Pushing the limits of his world hasn’t come without consequence, and Von Doersten has experienced more than his share of tragedy and close calls. He’s lost friends in mountaineering and ski accidents and plane crashes, and has been involved in rescue scenarios in which people didn’t make it. He came close to death on a 2002 expedition to Alaska’s Mount St. Elias. The plan was to make the world’s longest summit-to-sea ski descent with experienced ski and snowboard mountaineers Aaron Martin, Reid Sanders and John Griber. But high on the mountain, he broke a crampon and was forced to turn back. He developed frostbite on his hands during his scramble to safety before hunkering down in a snow cave while the others pushed on—a decision that potentially saved his life.
“Things weren’t going right,” Von Doersten says. “We had all these signs throughout the trip. We expressed some concern with the summit, that they were pushing too hard in less-than-prime conditions. They were going to ski this mountain. They ended up going up and things didn’t go as planned.”
Nearing the summit too late in the day, Griber decided to turn back as well. From below the summit he watched Martin slide off the side of the mountain to his death, realizing that the same had happened to Sanders minutes earlier. Their bodies were never found, and it took the Alaska Air National Guard to get Von Doersten and Griber off the mountain safely. While it’s still tough to think about, this tragedy helped Von Doersten shape a healthy concept of death, as well as the ability to celebrate the lives of friends and family lost.

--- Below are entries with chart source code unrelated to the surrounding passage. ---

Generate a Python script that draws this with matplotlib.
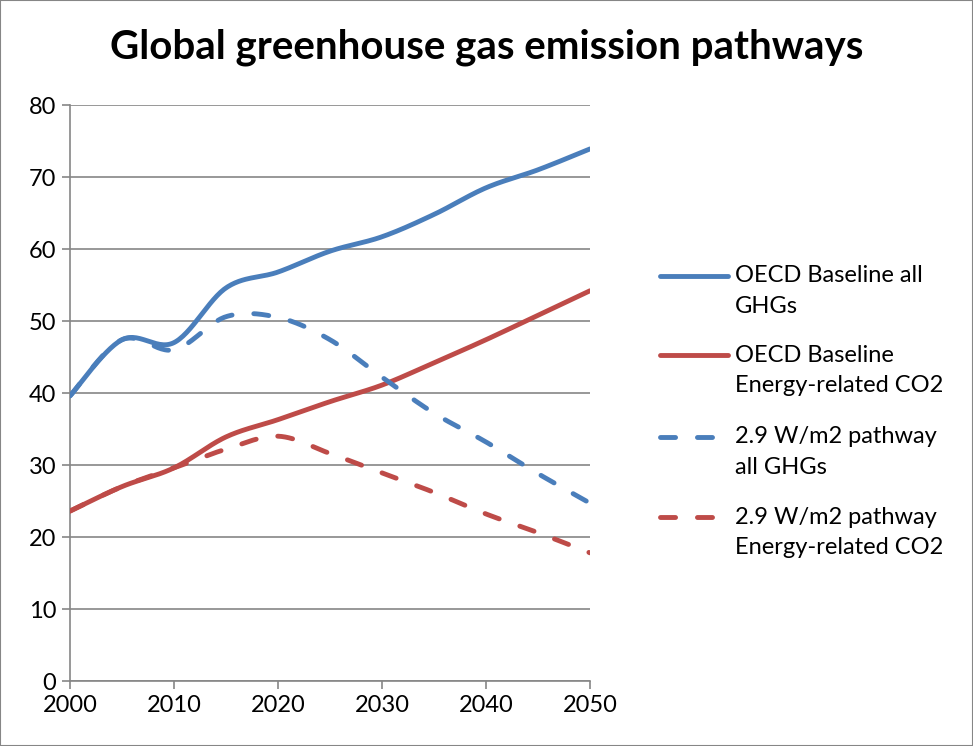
import numpy as np
import matplotlib
matplotlib.use("Agg")
import matplotlib.pyplot as plt
from matplotlib.lines import Line2D

years = [2000, 2005, 2010, 2015, 2020, 2025, 2030, 2035, 2040, 2045, 2050]
baseline_ghg = [39.6, 47.4, 47.0, 54.6, 56.8, 59.7, 61.7, 64.8, 68.5, 71.0, 73.9]
baseline_co2 = [23.6, 27.0, 29.6, 33.9, 36.3, 38.8, 41.1, 44.2, 47.4, 50.8, 54.2]
pathway_ghg = [39.6, 47.4, 46.0, 50.6, 50.5, 47.4, 42.2, 37.2, 33.2, 28.8, 24.7]
pathway_co2 = [23.6, 27.0, 29.6, 32.2, 34.0, 31.6, 28.9, 26.2, 23.2, 20.6, 17.8]
labels = ["OECD Baseline all\nGHGs", "OECD Baseline\nEnergy-related CO2",
          "2.9 W/m2 pathway\nall GHGs", "2.9 W/m2 pathway\nEnergy-related CO2"]
title = "Global greenhouse gas emission pathways"
yticks = [0, 10, 20, 30, 40, 50, 60, 70, 80]
xticks = [2000, 2010, 2020, 2030, 2040, 2050]

BLUE = "#4A7EBB"
RED = "#BE4B48"
GRID = "#868686"
LW = 3.5
DASH = (3.1, 4.5)


def smooth(x, y, n=30):
    x = np.asarray(x, float); y = np.asarray(y, float)
    P = np.column_stack([x, y])
    out = [P[0]]
    for i in range(len(P) - 1):
        p0 = P[i - 1] if i > 0 else P[i]
        p1 = P[i]; p2 = P[i + 1]
        p3 = P[i + 2] if i + 2 < len(P) else P[i + 1]
        c1 = p1 + (p2 - p0) / 6.0
        c2 = p2 - (p3 - p1) / 6.0
        t = np.linspace(0, 1, n)[1:, None]
        b = (1 - t) ** 3 * p1 + 3 * (1 - t) ** 2 * t * c1 + 3 * (1 - t) * t ** 2 * c2 + t ** 3 * p2
        out.extend(b)
    out = np.array(out)
    return out[:, 0], out[:, 1]


plt.rcParams['font.family'] = ['Lato', 'DejaVu Sans']
fig = plt.figure(figsize=(9.73, 7.46), dpi=100)
W, H = 973, 746
ax = fig.add_axes([70 / W, (H - 681) / H, (590 - 70) / W, (681 - 105) / H])

series = [(baseline_ghg, BLUE, '-'), (baseline_co2, RED, '-'),
          (pathway_ghg, BLUE, '--'), (pathway_co2, RED, '--')]
for vals, col, ls in series:
    sx, sy = smooth(years, vals)
    if ls == '-':
        ax.plot(sx, sy, color=col, lw=LW, solid_capstyle='round', zorder=3)
    else:
        ax.plot(sx, sy, color=col, lw=LW, dashes=DASH, dash_capstyle='round', zorder=3)

ax.set_xlim(2000, 2050)
ax.set_ylim(0, 80)
ax.set_xticks(xticks)
ax.set_yticks(yticks)
ax.yaxis.grid(True, color=GRID, lw=1.2)
ax.set_axisbelow(True)
for s in ['top', 'right']:
    ax.spines[s].set_visible(False)
for s in ['left', 'bottom']:
    ax.spines[s].set_color(GRID)
    ax.spines[s].set_linewidth(1.2)
ax.tick_params(axis='both', colors=GRID, length=6, width=1.2, labelsize=17,
               labelcolor='black', direction='out')
ax.tick_params(axis='x', pad=4)
ax.tick_params(axis='y', pad=4)

fig.text(487 / W, 1 - 47 / H, title, ha='center', va='center',
         fontsize=29, fontweight='bold')

# legend
leg_y = [276, 355, 437, 517]
for (vals, col, ls), lab, yy in zip(series, labels, leg_y):
    yf = 1 - yy / H
    if ls == '-':
        fig.add_artist(Line2D([660 / W, 728 / W], [yf, yf], color=col, lw=LW,
                              solid_capstyle='round'))
    else:
        fig.add_artist(Line2D([660 / W, 728 / W], [yf, yf], color=col, lw=LW,
                              dashes=DASH, dash_capstyle='round'))
    for k, line in enumerate(lab.split("\n")):
        fig.text(735 / W, 1 - (yy + 31 * k) / H, line, ha='left', va='center',
                 fontsize=17)

fig.add_artist(plt.Rectangle((0, 0), 1, 1, transform=fig.transFigure, fill=False,
                             edgecolor=GRID, lw=1.5))
fig.savefig("out.png", dpi=100)
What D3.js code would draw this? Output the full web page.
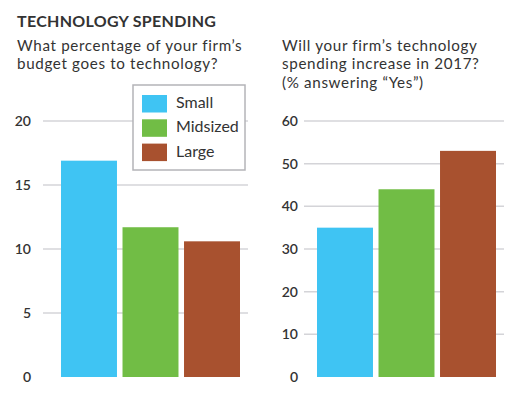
<!DOCTYPE html>
<html>
<head>
<meta charset="utf-8">
<script src="https://cdn.jsdelivr.net/npm/d3@7"></script>
<style>
  body { margin: 0; background: #fff; }
  svg text { font-family: Lato, "Open Sans", sans-serif; fill: #333; }
</style>
</head>
<body>
<svg id="chart" width="531" height="395"></svg>
<script>
// Données
const categories = ['Small', 'Midsized', 'Large'];
const budgetShare = [16.9, 11.7, 10.6];      // % du budget
const spendIncrease = [35, 44, 53];          // % "Yes"
const budgetTicks = [5, 10, 15, 20];
const increaseTicks = [10, 20, 30, 40, 50, 60];
const colors = ['#3fc4f3', '#71bd45', '#a8512f'];

const svg = d3.select('#chart');

// Titraille
svg.append('text')
  .attr('x', 17).attr('y', 27)
  .attr('font-size', 16).attr('font-weight', 'bold')
  .attr('letter-spacing', 0.3)
  .text('TECHNOLOGY SPENDING');

const leftTitle = ['What percentage of your firm\u2019s', 'budget goes to technology?'];
const rightTitle = ['Will your firm\u2019s technology', 'spending increase in 2017?', '(% answering \u201cYes\u201d)'];

// titre sur plusieurs lignes
function multiline(lines, x) {
  svg.append('g').selectAll('text')
    .data(lines).join('text')
    .attr('x', x)
    .attr('y', (d, i) => 51 + i * 18.3)
    .attr('font-size', 15.2)
    .attr('letter-spacing', 0.65)
    .text(d => d);
}

multiline(leftTitle, 17);
multiline(rightTitle, 282);

//---------------------------------------------------------------------------------------

// Un panneau = un graphique en barres
function panel(cfg) {
  const y = d3.scaleLinear().domain([0, cfg.max]).range([377, 121]);
  const x = d3.scaleBand().domain(categories).range([cfg.barX0, cfg.barX1]).paddingInner(0.09).paddingOuter(0);

  const g = svg.append('g');

  // grille
  g.append('g').selectAll('line')
    .data(cfg.ticks).join('line')
    .attr('x1', cfg.gridX0).attr('x2', cfg.gridX1)
    .attr('y1', d => y(d)).attr('y2', d => y(d))
    .attr('stroke', '#d4d4d8').attr('stroke-width', 1.5);

  // étiquettes axe Y
  g.append('g').selectAll('text')
    .data([0].concat(cfg.ticks)).join('text')
    .attr('x', cfg.labelX).attr('y', d => y(d))
    .attr('dy', '0.35em')
    .attr('text-anchor', 'end')
    .attr('font-size', 14).attr('font-weight', 600)
    .text(d => d);

  // barres
  g.append('g').selectAll('rect')
    .data(cfg.values).join('rect')
    .attr('x', (d, i) => x(categories[i]))
    .attr('width', x.bandwidth())
    .attr('y', d => y(d))
    .attr('height', d => y(0) - y(d))
    .attr('fill', (d, i) => colors[i]);
}

panel({ values: budgetShare, max: 20, ticks: budgetTicks, barX0: 61, barX1: 240, gridX0: 43, gridX1: 248, labelX: 31 });
panel({ values: spendIncrease, max: 60, ticks: increaseTicks, barX0: 317, barX1: 496, gridX0: 304, gridX1: 504, labelX: 298 });

//---------------------------------------------------------------------------------------

// Légende
const legend = svg.append('g').attr('transform', 'translate(133,85)');

legend.append('rect')
  .attr('width', 112).attr('height', 85)
  .attr('fill', '#fff')
  .attr('stroke', '#b4b4b8').attr('stroke-width', 1.5);

const items = legend.selectAll('g.item')
  .data(categories).join('g')
  .attr('class', 'item')
  .attr('transform', (d, i) => `translate(9,${10 + i * 24.3})`);

items.append('rect')
  .attr('width', 25).attr('height', 17.5)
  .attr('fill', (d, i) => colors[i]);

items.append('text')
  .attr('x', 34).attr('y', 13)
  .attr('font-size', 16)
  .text(d => d);
</script>
</body>
</html>
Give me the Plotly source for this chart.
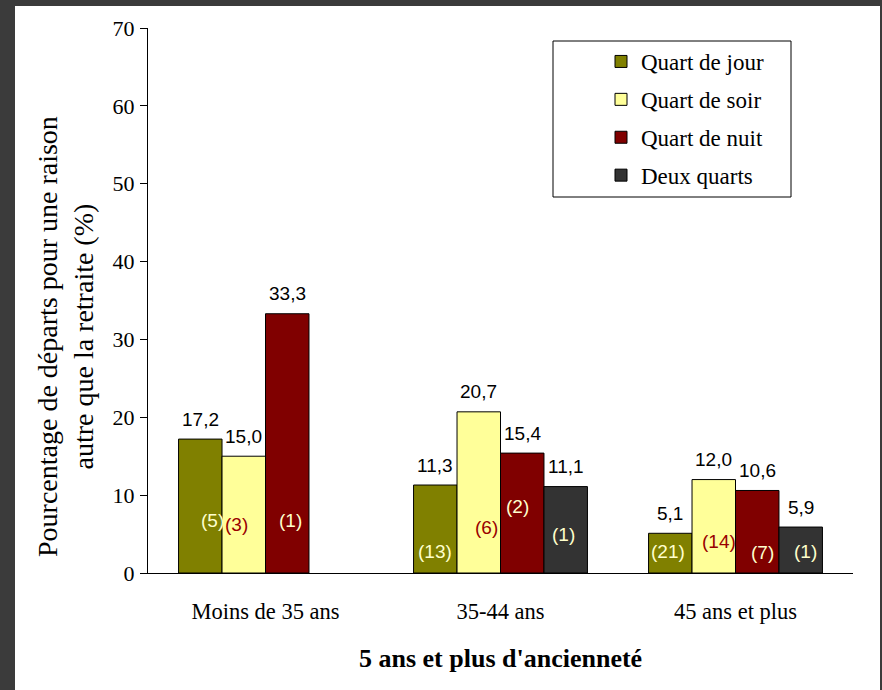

“While traveling the world, the view of death in each culture and religion is perceived differently,” he says. “I applied some of these beliefs with my own philosophies on death and realized we all live on in the afterlife in some shape or form.”
This hard-earned perspective has traveled with Von Doersten on subsequent trips—projects such as a sailing and ski mountaineering expedition to Antarctica with Chris Davenport for Outside magazine, Red Bull’s Congo Grand Inga Project, and climbing and skiing the Grand Teton with 14-year-old Kai Jones, Todd Jones’ son, in June 2021.
On all these expeditions, he thinks back to the stories of Ernest Shackleton and other explorers he read as a child. The daring exploits portrayed in these stories help fuel Von Doersten to not only document the journey, but also to search out ways to get the innovative, never-before-seen shot.
In recent years, the now 57-year-old Von Doersten has leaned into commercial photography in addition to work in documentary film production and location scouting. He’s continually researching and pitching the next project—an unending push to stay relevant and change with the fast-evolving world of outdoor photography. He knows that as long as he can find the places where adventure and story meet, his search will keep marching on.
“I’m always looking forward,” Von Doersten says. “The next photo could be your most iconic image.”